Слава! Весь экипаж представлен к награде. Только волонтер Владимир Обручев скромно отказывается от нее.
— Ведь я же ничего не сделал лично! Всего лишь подставил лоб.
Обручев не служит на корабле. Он человек гражданский. Просто выпросил у адмирала разрешение «сходить в дело». Но все равно. 15 июля 1878 года в Одессу, где живет теперь бывший каторжник, приходит бумага. Владимиру Обручеву возвращен его прежний чин поручика. Вместе с чином пришло восстановление во всех правах.
Что это, поворот в жизни?
Нет. Обручев ждал другого. Ему казалось, что победа в войне будет зарей конституционных свобод для России.
— У людей явились общие гражданские мысли и решимость действовать по этим мыслям, — говорил он, восхищаясь патриотическим подъемом военных лет.
Но Россия осталась в старых цепях. И Обручев снова упал духом. Внешне он продолжал держаться. Он покинул свою службу в «Русском обществе пароходства и торговли», куда поступил в 1874 году, после возвращения из ссылки.
С 1880 года началось «пролетарское существование». Так называл он работу журналиста. На страницах «Вестника Европы» и «Отечественных записок» временами появлялись его статьи и повести. Неизменно помогал ему М. Е. Салтыков-Щедрин.
В 1883 году Обручев в качестве корреспондента едет за границу. Париж, Лондон, затем снова Париж. Усилием воли он заставляет себя собирать материал для русских журналов. Но дело не клеится. Внутренняя духовная драма приводит Обручева к глубокому кризису.
«Были мысли, вопросы, порывы, падения, любовь и ненависть, радость и тоска, — пишет он. — Неужели из всего, что пришлось продумать и прострадать, нельзя выжать одной слезы человеческой, которая пала бы на другую душу и зажгла бы в ней огонь решимости быть лучше? Решимость! Настоящая, твердая, осуществимая! Хорошие бы люди из нас выходили, если бы она была в нас!»
Ничто так не толкает к раздумью, как литературный труд. Где же то знамя, за которое стоит бороться? Обручев почувствовал себя в тупике.
Корни трагедии уходили к тем далеким временам, когда жандармы, злорадствуя, показывали ему пакеты с «Великоруссом». То был первый удар по идеалам юности. Крушение наивной веры в разум, силу и честь сословия, к которому он, Обручев, принадлежал.

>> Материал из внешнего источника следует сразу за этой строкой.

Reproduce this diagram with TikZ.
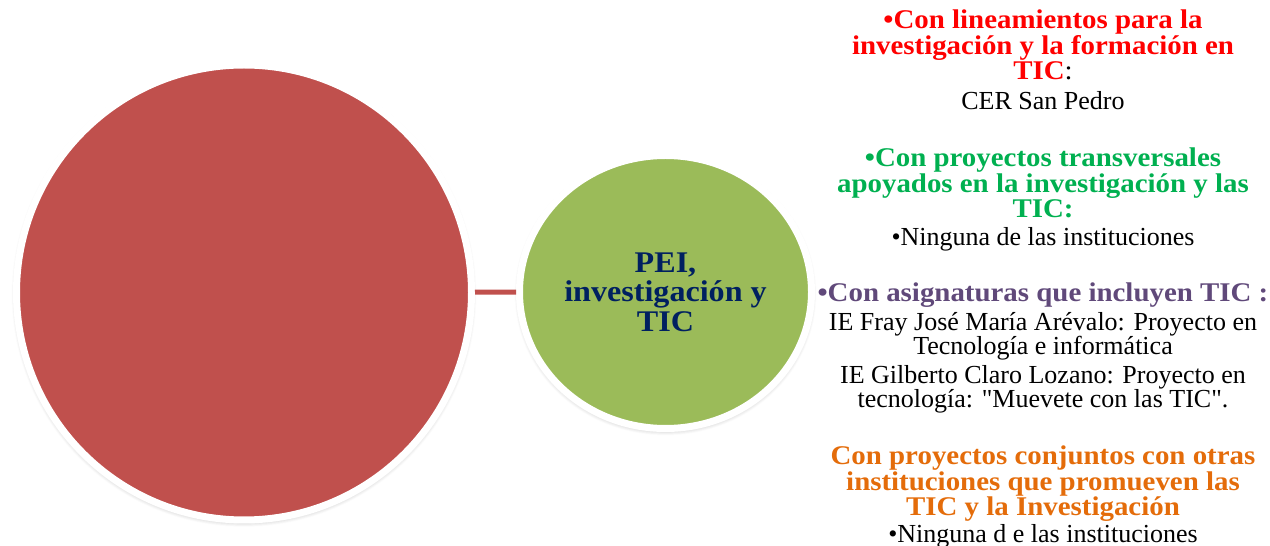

В кого верить, в народ? Где дорога к нему? Обручев вспоминал гражданскую казнь и ожесточенные лица людей, обманутых полицией. Это был второй удар.
Третьим ударом было общее поражение славной когорты людей, с которой он связал судьбу в 1859 году.
Остальное довершила сибирская ссылка.
Возвращение не помогло ему. Он не заметил на родине ни обновления, ни тяги к нему. Война и ее исход обманули радостные надежды. Рядом не нашлось твердой руки, подобной руке Чернышевского, которая поддержала бы и направила его.
В жалкой мансарде Латинского квартала, а потом в одном из предместий Парижа Обручев испытал всю глубину одиночества. Голод, отчаяние предвещали гибель.